In this part, we build ensemble estimators, which make predictions based on the predictions of base estimators. The goal here is to build an ensemble estimator, of which the performance is at least as good as that of the best base estimator, which help us avoid the trouble of making choices among base estimators. Such ensemble estimator would be very helpful, especially in the cases when there is variation in terms of the performance of base estimators, or in the cases where some data required for certain base estimators are not available (e.g., values of some key predictors are missing in the content filtering models).
To avoid overfitting, we train the ensemble estimators on the cross-validation set rather than the training set we used for the training of base estimators. We drop the base estimators, of which the $R^2$ score on the cross-validation set is lower than a threshold (we choose 0.05 in this case); we call the remaining base estimators as qualified base estimators.
Here we tried 3 strategies to build ensemble estimators (weighted average, Ridge regression, and random forest regressor).
We use Champaign dataset (20571 reviews, 878 restaurants, 8451 users) for demo purpose.
Note: the fitting time we report in this part does NOT include the fitting and prediction time of base estimators.
First, we built ensemble estimators for the qualified collaborative filtering base estimators.

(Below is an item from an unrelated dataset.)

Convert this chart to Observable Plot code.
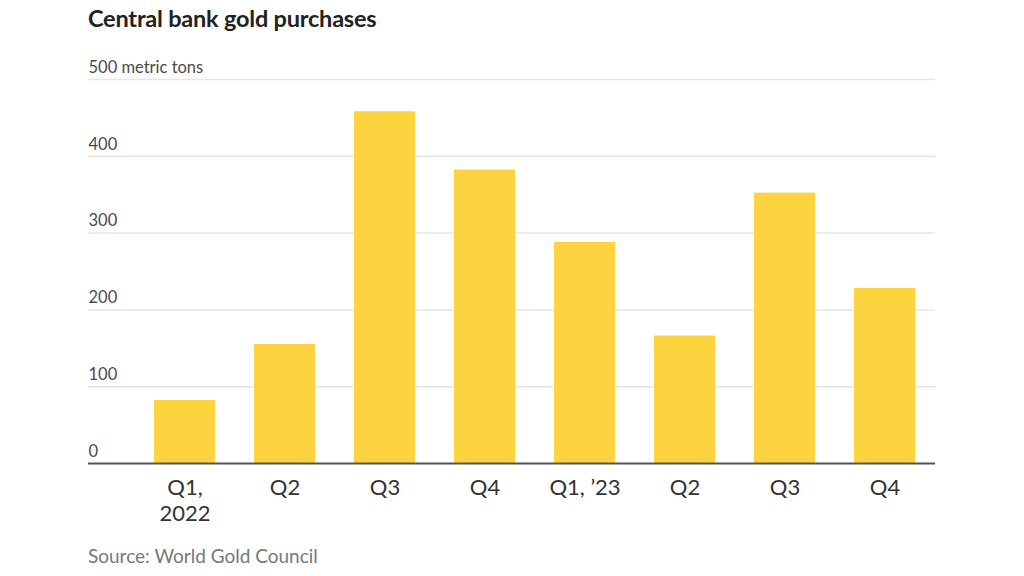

The first strategy is to make the ensemble predictions as the weighted averages of the qualified base estimators, where we use $R^2$ score on the cross-validation set as weights.
The result is shown below.
model | fitting time (s) | train RMSE | test RMSE | train $R^2$ | test $R^2$ |
---|---|---|---|---|---|
Ensemble1 (weighted average) | 0.0 | 0.8527 | 1.3071 | 0.6454 | 0.1882 |
The performance of weighted average is fine.
The second strategy is to perform a Ridge regression on the predictions of qualified base estimators.
The result is shown below.
model | fitting time (s) | train RMSE | test RMSE | train $R^2$ | test $R^2$ |
---|---|---|---|---|---|
Ensemble1 (Ridge regression) | 0.004 | 1.3268 | 1.3026 | 0.1413 | 0.1937 |
The performance on the training set is poor. We need to point out that the training set here is not “real” training set since we train the ensemble estimator on the cross-validation set.
The third strategy is to train a random forest regressor on the predictions of qualified base estimators. We can use the best parameters determined by cross-validation.
The result is shown below.
model | fitting time (s) | train RMSE | test RMSE | train $R^2$ | test $R^2$ |
---|---|---|---|---|---|
Ensemble1 (random forest) | 0.215 | 1.057 | 1.3037 | 0.4551 | 0.1924 |
The performance on the training set seems to be better than that of Ridge regression.
model | fitting time (s) | train RMSE | test RMSE | train $R^2$ | test $R^2$ |
---|---|---|---|---|---|
Ensemble2 (weighted average) | 0.0 | 0.9007 | 1.1591 | 0.6043 | 0.3616 |
The performance on the test set drops slightly.
model | fitting time (s) | train RMSE | test RMSE | train $R^2$ | test $R^2$ |
---|---|---|---|---|---|
Ensemble2 (Ridge regression) | 0.01 | 1.2721 | 1.083 | 0.2107 | 0.4426 |
The performance on the training set is bad.
model | fitting time (s) | train RMSE | test RMSE | train $R^2$ | test $R^2$ |
---|---|---|---|---|---|
Ensemble2 (random forest) | 0.268 | 1.0621 | 1.0855 | 0.4497 | 0.4401 |
The performance is good on both training set and test set, indicating random forest regressor is suitable for building ensemble estimator in this case.